I’m continuing my blog series on spiritual abuse in the church which I am calling “Bully Pulpit”. You can see the prior installments here , here, and here. Since spiritual abuse is not as easy to spot as other forms of abuse, I am working my way through a number of key signs that churches should be on the watch for.
We come now to a third sign of a spiritually abusive pastor, namely that they are known for being overly critical and harsh with those under them. As Chuck DeGroat observes in his book, When Narcissism Comes to Church, abusive pastors are known for their “hypercriticism” of others (121).
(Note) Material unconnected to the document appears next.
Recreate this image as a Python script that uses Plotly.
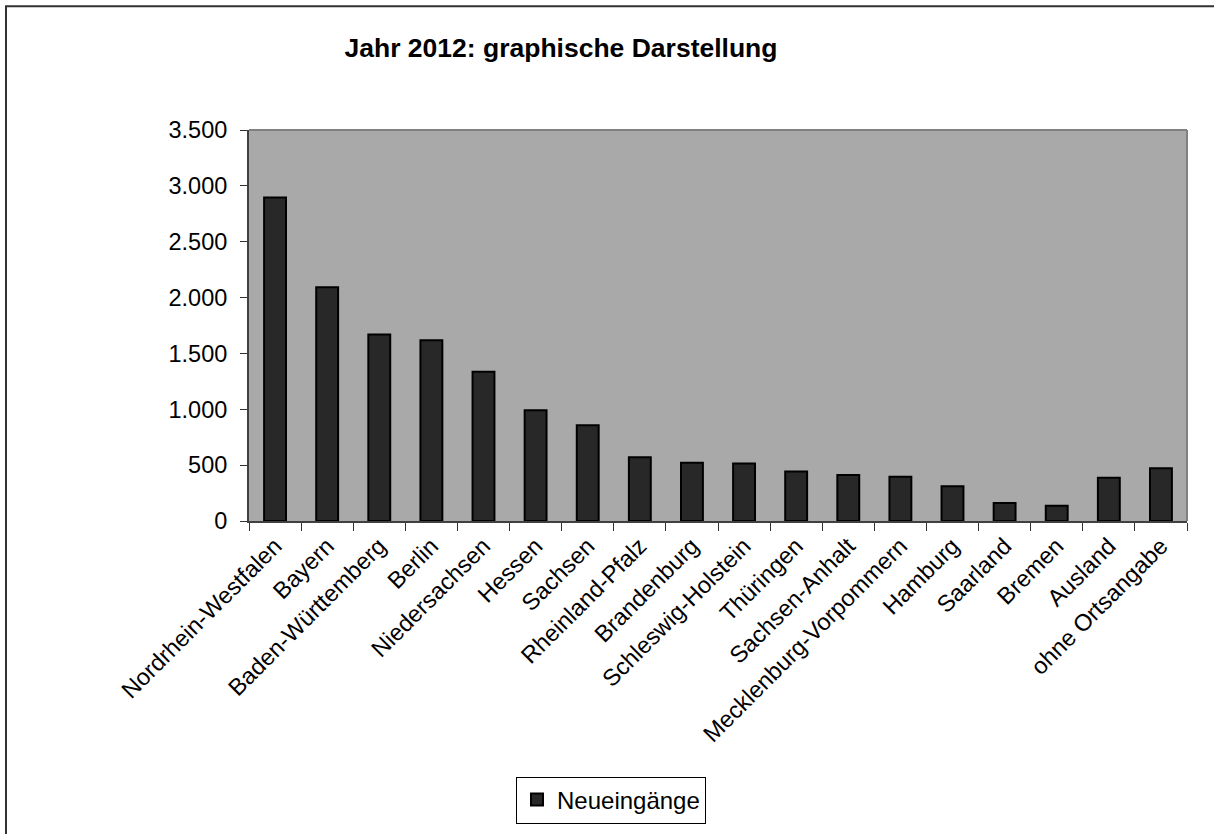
import plotly.graph_objects as go

categories = ["Nordrhein-Westfalen", "Bayern", "Baden-Württemberg", "Berlin", "Niedersachsen",
              "Hessen", "Sachsen", "Rheinland-Pfalz", "Brandenburg", "Schleswig-Holstein",
              "Thüringen", "Sachsen-Anhalt", "Mecklenburg-Vorpommern", "Hamburg", "Saarland",
              "Bremen", "Ausland", "ohne Ortsangabe"]
values = [2896, 2092, 1670, 1619, 1336, 991, 857, 571, 521, 515, 443, 411, 396, 312, 161, 137, 387, 473]
y_ticks = [0, 500, 1000, 1500, 2000, 2500, 3000, 3500]
series_name = "Neueingänge"
title = "Jahr 2012: graphische Darstellung"

W, H = 1214, 834
L, R, T, B = 249, 27, 130, 312
pw, ph = W - L - R, H - T - B

fig = go.Figure()
fig.add_trace(go.Bar(
    x=categories, y=values, name=series_name,
    marker=dict(color="#282828", line=dict(color="#000000", width=2)),
    showlegend=True,
))

def px(x):
    return (x - L) / pw

def py(y):
    return (H - B - y) / ph

fig.update_layout(
    width=W, height=H,
    margin=dict(l=L, r=R, t=T, b=B),
    paper_bgcolor="white",
    plot_bgcolor="#A9A9A9",
    separators=",.",
    font=dict(family="Liberation Sans, Arial, sans-serif", size=23.5, color="black"),
    title=dict(text="<b>" + title + "</b>", x=561 / W, xanchor="center", y=1 - 48 / H, yanchor="middle",
               font=dict(size=26.5, family="Liberation Sans, Arial, sans-serif")),
    bargap=0.58,
    xaxis=dict(
        type="category", tickangle=-45, tickson="boundaries", ticks="outside", ticklen=8,
        tickcolor="#333333", showline=True, linecolor="#404040", linewidth=2,
        showgrid=False, tickfont=dict(size=23.5), range=[-0.5, len(categories) - 0.5],
    ),
    yaxis=dict(
        range=[0, 3500], tickvals=y_ticks, tickformat=",d", ticks="outside", ticklen=7,
        tickcolor="#333333", showline=True, linecolor="#404040", linewidth=2,
        showgrid=False, zeroline=False, tickfont=dict(size=23.5), ticklabelstandoff=8,
    ),
    legend=dict(
        x=px(611), y=py(800), xanchor="center", yanchor="middle",
        bordercolor="#000000", borderwidth=1, bgcolor="white",
        font=dict(size=24), itemwidth=30,
    ),
    shapes=[
        dict(type="line", xref="paper", yref="paper", x0=0, x1=1, y0=1, y1=1,
             line=dict(color="#808080", width=2)),
        dict(type="line", xref="paper", yref="paper", x0=1, x1=1, y0=0, y1=1,
             line=dict(color="#808080", width=2)),
        dict(type="rect", xref="paper", yref="paper", x0=px(6), x1=px(1260), y0=py(880), y1=py(6),
             line=dict(color="#333333", width=2), layer="below"),
    ],
)

fig.write_html("out.html", config={"displayModeBar": False},
               post_script="document.body.style.margin='0';document.body.style.overflow='hidden';")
Let’s unpack this a little further.
Leading Through Fault-Finding
Spiritually abusive pastors typically lead through fault-finding. They are quick to point out deficiencies in the job performance of those under them, eagerly call attention to a person’s character flaws, and often do so without gentleness or patience. In fact, victims often indicate that the feel “watched” by the pastor as if he is always looking for some mistake that he can grab a hold of and exploit.
Of course, the rich irony here is that this very pastor who is unable to take criticism (see earlier post) is highly critical of everyone else. That is not a healthy combination—and, DeGroat has argued, is the classic mark of a narcissist.
Narcissists can’t admit that others may be smarter or more talented than them, which is why they always critique others. Nor can they admit that they might be inferior or mistaken, which is why they won’t allow critiques of themselves or the ministries they lead.
But there’s another (and bigger) reason that abusive pastors lead through fault-finding. Demoralized employees (or members) are more insecure, quicker to submit to commands, and eager to make amends for their perceived shortcomings.